Even on the most brain-dead simple projects with gobs of extra compute power these numbers are important. If you don't measure ISR behavior you'll never improve your ability to estimate real-time response. Does that code take a microsecond or a millisecond? The numbers will vary hugely depending on a lot of factors, but those who make a practice of taking this data will at least have a sense of what to expect; those who don't will be clueless.

Sometimes people complain that these questions are too hard to answer. An ISR might take a few microseconds, or much more than that, depending on what is going on in the system. Cache misses, pipeline stalls, and preemption by higher-priority interrupts will alter the results. But that's exactly why we need these numbers, so we can bound the system's operation to ensure it will always behave correctly. And it's not hard to instrument the code to use an oscilloscope to get quite precise measurements. Heck, modern scopes don't even make you count boxes and multiply by the time base setting anymore.

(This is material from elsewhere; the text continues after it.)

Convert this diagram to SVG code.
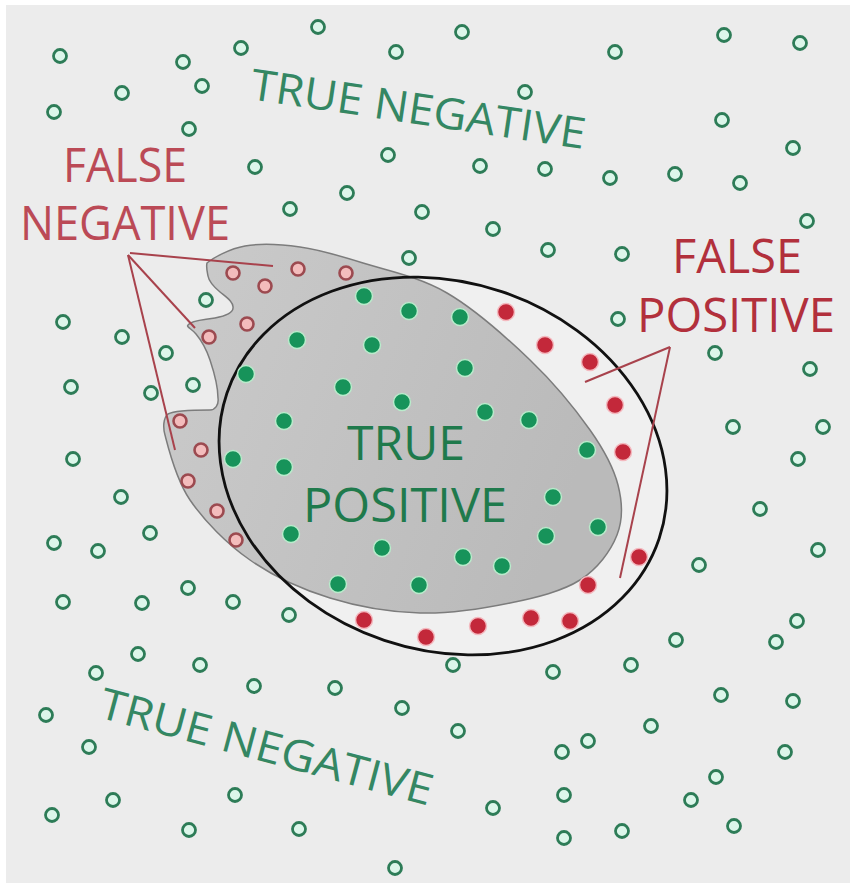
<svg xmlns="http://www.w3.org/2000/svg" width="850" height="886" viewBox="0 0 850 886">
<style>
.tn{fill:#dcf6ea;stroke:#2d7c57;stroke-width:2.8}
.fn{fill:#f3bcbc;stroke:#9c4a50;stroke-width:2.6}
.tp{fill:#17935a;stroke:#b9ebcb;stroke-width:1.5}
.fp{fill:#c3283a;stroke:#f4b9bf;stroke-width:1.5}
.lab{font-family:"Open Sans","Liberation Sans",sans-serif;font-size:47px}
.ptr{stroke:#a8424c;stroke-width:2;fill:none}
</style>
<defs>
<linearGradient id="blobg" x1="0" y1="0" x2="1" y2="0.3">
<stop offset="0" stop-color="#cbcbcb"/>
<stop offset="1" stop-color="#bababa"/>
</linearGradient>
</defs>
<rect x="0" y="0" width="850" height="886" fill="#ffffff"/>
<rect x="6" y="5" width="844" height="878" fill="#ececec"/>
<g id="ellipse-fill">
<ellipse cx="443" cy="466" rx="228" ry="184" transform="rotate(18.6 443 466)" fill="#f0f0f0"/>
</g>
<g id="blob">
<path d="M207,263 C213,258 229.5,248.7 245,246 C260.5,243.3 280.3,244.2 300,247 C319.7,249.8 338.5,255.3 363,263 C387.5,270.7 419.2,276.8 447,293 C474.8,309.2 506.2,337.2 530,360 C553.8,382.8 575.3,409.2 590,430 C604.7,450.8 613.5,467.5 618,485 C622.5,502.5 623.3,519.2 617,535 C610.8,550.8 597.8,568.7 580,580 C562.2,591.3 536.7,597.5 510,603 C483.3,608.5 450,613.8 420,613 C390,612.2 358.3,606.8 330,598 C301.7,589.2 273.3,576.3 250,560 C226.7,543.7 204.2,520.8 190,500 C175.8,479.2 168.7,449.3 165,435 C163,428 163,418 168,414 C175,410 195,410 210,410 C215,410 219,405 218,398 C218,385 214,372 210,360 C206,348 201,340 196,334 C192,329 186,327 188,325 C192,320 205,320 215,318 C225,316 233,313 233,308 C234,302 226,297 220,292 C214,287 209,282 208,276 C207,271 206,267 207,263 Z" fill="url(#blobg)" stroke="#7c7c7c" stroke-width="1.5"/>
</g>
<g id="ellipse">
<ellipse cx="443" cy="466" rx="228" ry="184" transform="rotate(18.6 443 466)" fill="none" stroke="#111111" stroke-width="2.8"/>
</g>
<g id="true-negatives">
<circle class="tn" cx="60" cy="56" r="6.5"/><circle class="tn" cx="122" cy="93" r="6.5"/><circle class="tn" cx="54" cy="112" r="6.5"/><circle class="tn" cx="183" cy="62" r="6.5"/><circle class="tn" cx="202" cy="86" r="6.5"/><circle class="tn" cx="189" cy="129" r="6.5"/><circle class="tn" cx="241" cy="48" r="6.5"/><circle class="tn" cx="318" cy="27" r="6.5"/><circle class="tn" cx="396" cy="52" r="6.5"/><circle class="tn" cx="462" cy="32" r="6.5"/><circle class="tn" cx="525" cy="92" r="6.5"/><circle class="tn" cx="615" cy="52" r="6.5"/><circle class="tn" cx="724" cy="35" r="6.5"/><circle class="tn" cx="800" cy="43" r="6.5"/><circle class="tn" cx="388" cy="155" r="6.5"/><circle class="tn" cx="255" cy="167" r="6.5"/><circle class="tn" cx="347" cy="193" r="6.5"/><circle class="tn" cx="290" cy="209" r="6.5"/><circle class="tn" cx="422" cy="212" r="6.5"/><circle class="tn" cx="409" cy="258" r="6.5"/><circle class="tn" cx="722" cy="120" r="6.5"/><circle class="tn" cx="793" cy="148" r="6.5"/><circle class="tn" cx="480" cy="166" r="6.5"/><circle class="tn" cx="545" cy="169" r="6.5"/><circle class="tn" cx="610" cy="178" r="6.5"/><circle class="tn" cx="675" cy="174" r="6.5"/><circle class="tn" cx="740" cy="183" r="6.5"/><circle class="tn" cx="807" cy="221" r="6.5"/><circle class="tn" cx="493" cy="229" r="6.5"/><circle class="tn" cx="548" cy="250" r="6.5"/><circle class="tn" cx="622" cy="254" r="6.5"/><circle class="tn" cx="618" cy="319" r="6.5"/><circle class="tn" cx="715" cy="353" r="6.5"/><circle class="tn" cx="810" cy="369" r="6.5"/><circle class="tn" cx="733" cy="427" r="6.5"/><circle class="tn" cx="823" cy="427" r="6.5"/><circle class="tn" cx="798" cy="459" r="6.5"/><circle class="tn" cx="760" cy="509" r="6.5"/><circle class="tn" cx="818" cy="550" r="6.5"/><circle class="tn" cx="699" cy="565" r="6.5"/>
<circle class="tn" cx="206" cy="300" r="6.5"/><circle class="tn" cx="63" cy="322" r="6.5"/><circle class="tn" cx="122" cy="337" r="6.5"/><circle class="tn" cx="166" cy="353" r="6.5"/><circle class="tn" cx="71" cy="387" r="6.5"/><circle class="tn" cx="151" cy="393" r="6.5"/><circle class="tn" cx="193" cy="385" r="6.5"/><circle class="tn" cx="73" cy="459" r="6.5"/><circle class="tn" cx="121" cy="497" r="6.5"/><circle class="tn" cx="150" cy="533" r="6.5"/><circle class="tn" cx="54" cy="543" r="6.5"/><circle class="tn" cx="98" cy="551" r="6.5"/>
<circle class="tn" cx="63" cy="602" r="6.5"/><circle class="tn" cx="142" cy="603" r="6.5"/><circle class="tn" cx="188" cy="588" r="6.5"/><circle class="tn" cx="233" cy="602" r="6.5"/><circle class="tn" cx="289" cy="615" r="6.5"/><circle class="tn" cx="138" cy="654" r="6.5"/><circle class="tn" cx="96" cy="673" r="6.5"/><circle class="tn" cx="200" cy="665" r="6.5"/><circle class="tn" cx="254" cy="686" r="6.5"/><circle class="tn" cx="335" cy="688" r="6.5"/><circle class="tn" cx="402" cy="708" r="6.5"/><circle class="tn" cx="46" cy="715" r="6.5"/><circle class="tn" cx="89" cy="747" r="6.5"/><circle class="tn" cx="235" cy="795" r="6.5"/><circle class="tn" cx="113" cy="800" r="6.5"/><circle class="tn" cx="52" cy="815" r="6.5"/><circle class="tn" cx="189" cy="830" r="6.5"/><circle class="tn" cx="299" cy="829" r="6.5"/><circle class="tn" cx="395" cy="868" r="6.5"/>
<circle class="tn" cx="797" cy="621" r="6.5"/><circle class="tn" cx="776" cy="642" r="6.5"/><circle class="tn" cx="676" cy="640" r="6.5"/><circle class="tn" cx="631" cy="665" r="6.5"/><circle class="tn" cx="553" cy="672" r="6.5"/><circle class="tn" cx="453" cy="665" r="6.5"/><circle class="tn" cx="721" cy="695" r="6.5"/><circle class="tn" cx="793" cy="701" r="6.5"/><circle class="tn" cx="651" cy="726" r="6.5"/><circle class="tn" cx="458" cy="731" r="6.5"/><circle class="tn" cx="588" cy="741" r="6.5"/><circle class="tn" cx="562" cy="752" r="6.5"/><circle class="tn" cx="785" cy="752" r="6.5"/><circle class="tn" cx="716" cy="777" r="6.5"/><circle class="tn" cx="691" cy="800" r="6.5"/><circle class="tn" cx="493" cy="808" r="6.5"/><circle class="tn" cx="564" cy="795" r="6.5"/><circle class="tn" cx="734" cy="826" r="6.5"/><circle class="tn" cx="622" cy="831" r="6.5"/><circle class="tn" cx="564" cy="838" r="6.5"/>
</g>
<g id="false-negatives">
<circle class="fn" cx="233" cy="273" r="6.5"/><circle class="fn" cx="265" cy="286" r="6.5"/><circle class="fn" cx="298" cy="269" r="6.5"/><circle class="fn" cx="346" cy="273" r="6.5"/><circle class="fn" cx="209" cy="337" r="6.5"/><circle class="fn" cx="247" cy="324" r="6.5"/><circle class="fn" cx="180" cy="421" r="6.5"/><circle class="fn" cx="201" cy="450" r="6.5"/><circle class="fn" cx="188" cy="481" r="6.5"/><circle class="fn" cx="217" cy="511" r="6.5"/><circle class="fn" cx="236" cy="540" r="6.5"/>
</g>
<g id="true-positives">
<circle class="tp" cx="364" cy="296" r="8.5"/><circle class="tp" cx="409" cy="311" r="8.5"/><circle class="tp" cx="460" cy="317" r="8.5"/><circle class="tp" cx="297" cy="340" r="8.5"/><circle class="tp" cx="372" cy="345" r="8.5"/><circle class="tp" cx="465" cy="368" r="8.5"/><circle class="tp" cx="246" cy="374" r="8.5"/><circle class="tp" cx="343" cy="387" r="8.5"/><circle class="tp" cx="402" cy="402" r="8.5"/><circle class="tp" cx="485" cy="412" r="8.5"/><circle class="tp" cx="529" cy="420" r="8.5"/><circle class="tp" cx="284" cy="421" r="8.5"/><circle class="tp" cx="587" cy="450" r="8.5"/><circle class="tp" cx="233" cy="459" r="8.5"/><circle class="tp" cx="284" cy="467" r="8.5"/><circle class="tp" cx="553" cy="497" r="8.5"/><circle class="tp" cx="598" cy="527" r="8.5"/><circle class="tp" cx="291" cy="534" r="8.5"/><circle class="tp" cx="546" cy="536" r="8.5"/><circle class="tp" cx="382" cy="548" r="8.5"/><circle class="tp" cx="463" cy="557" r="8.5"/><circle class="tp" cx="502" cy="566" r="8.5"/><circle class="tp" cx="338" cy="584" r="8.5"/><circle class="tp" cx="419" cy="585" r="8.5"/>
</g>
<g id="false-positives">
<circle class="fp" cx="506" cy="312" r="8.5"/><circle class="fp" cx="545" cy="345" r="8.5"/><circle class="fp" cx="590" cy="362" r="8.5"/><circle class="fp" cx="615" cy="405" r="8.5"/><circle class="fp" cx="623" cy="452" r="8.5"/><circle class="fp" cx="639" cy="557" r="8.5"/><circle class="fp" cx="588" cy="585" r="8.5"/><circle class="fp" cx="570" cy="621" r="8.5"/><circle class="fp" cx="531" cy="618" r="8.5"/><circle class="fp" cx="478" cy="626" r="8.5"/><circle class="fp" cx="426" cy="637" r="8.5"/><circle class="fp" cx="364" cy="620" r="8.5"/>
</g>
<g id="connectors">
<line class="ptr" x1="130" y1="253" x2="273" y2="266"/>
<line class="ptr" x1="128" y1="255" x2="195" y2="328"/>
<line class="ptr" x1="128" y1="255" x2="175" y2="450"/>
<line class="ptr" x1="670" y1="347" x2="585" y2="382"/>
<line class="ptr" x1="670" y1="347" x2="620" y2="578"/>
</g>
<g id="label-true-negative-top">
<text class="lab" transform="translate(249,99) rotate(8.5)" fill="#348763" textLength="338" lengthAdjust="spacingAndGlyphs" style="font-size:43px">TRUE NEGATIVE</text>
</g>
<g id="label-true-negative-bottom">
<text class="lab" transform="translate(97,717) rotate(15)" fill="#348763" textLength="343" lengthAdjust="spacingAndGlyphs" style="font-size:43px">TRUE NEGATIVE</text>
</g>
<g id="label-false-negative">
<text class="lab" x="125" y="182" text-anchor="middle" fill="#bb4a56" textLength="124" lengthAdjust="spacingAndGlyphs">FALSE</text>
<text class="lab" x="125" y="240" text-anchor="middle" fill="#bb4a56" textLength="210" lengthAdjust="spacingAndGlyphs">NEGATIVE</text>
</g>
<g id="label-false-positive">
<text class="lab" x="737" y="273" text-anchor="middle" fill="#b2303c" textLength="130" lengthAdjust="spacingAndGlyphs">FALSE</text>
<text class="lab" x="736" y="332" text-anchor="middle" fill="#b2303c" textLength="198" lengthAdjust="spacingAndGlyphs">POSITIVE</text>
</g>
<g id="label-true-positive">
<text class="lab" x="406" y="460" text-anchor="middle" fill="#1f7a4c" textLength="118" lengthAdjust="spacingAndGlyphs">TRUE</text>
<text class="lab" x="405" y="522" text-anchor="middle" fill="#1f7a4c" textLength="204" lengthAdjust="spacingAndGlyphs">POSITIVE</text>
</g>
</svg>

My Agilent will compute min, max and even the standard deviation of the displayed data.

The firmware community doesn't seem to have the same focus on numbers shared by most other engineering disciplines. In electronics we carefully access everything: is a 5% resistor OK here? What tempco should it be? Yeah, we need 10 uF, but we know an applied bias reduces an MLCC capacitor's rating, so what part should we select?

Some argue that cheap 32 bit parts means we can just hope all of that power will be adequate for our real-time needs. But the truth is that most of these parts are quite complex. It's hard to tell from long sessions with the databook even how long a bus access might take, and that may vary considerably depending on what the chip is doing.

"But it works" is not good enough. If the system is right on the hairy edge of failure your in-house tests may all pass, but odds are something unexpected will cause a problem in the field.

This is engineering, not development by divine inspiration. Engineering is all about making a prediction, implementing a solution, and then measuring the result to compare it against the prediction.

What's your take? What do you measure?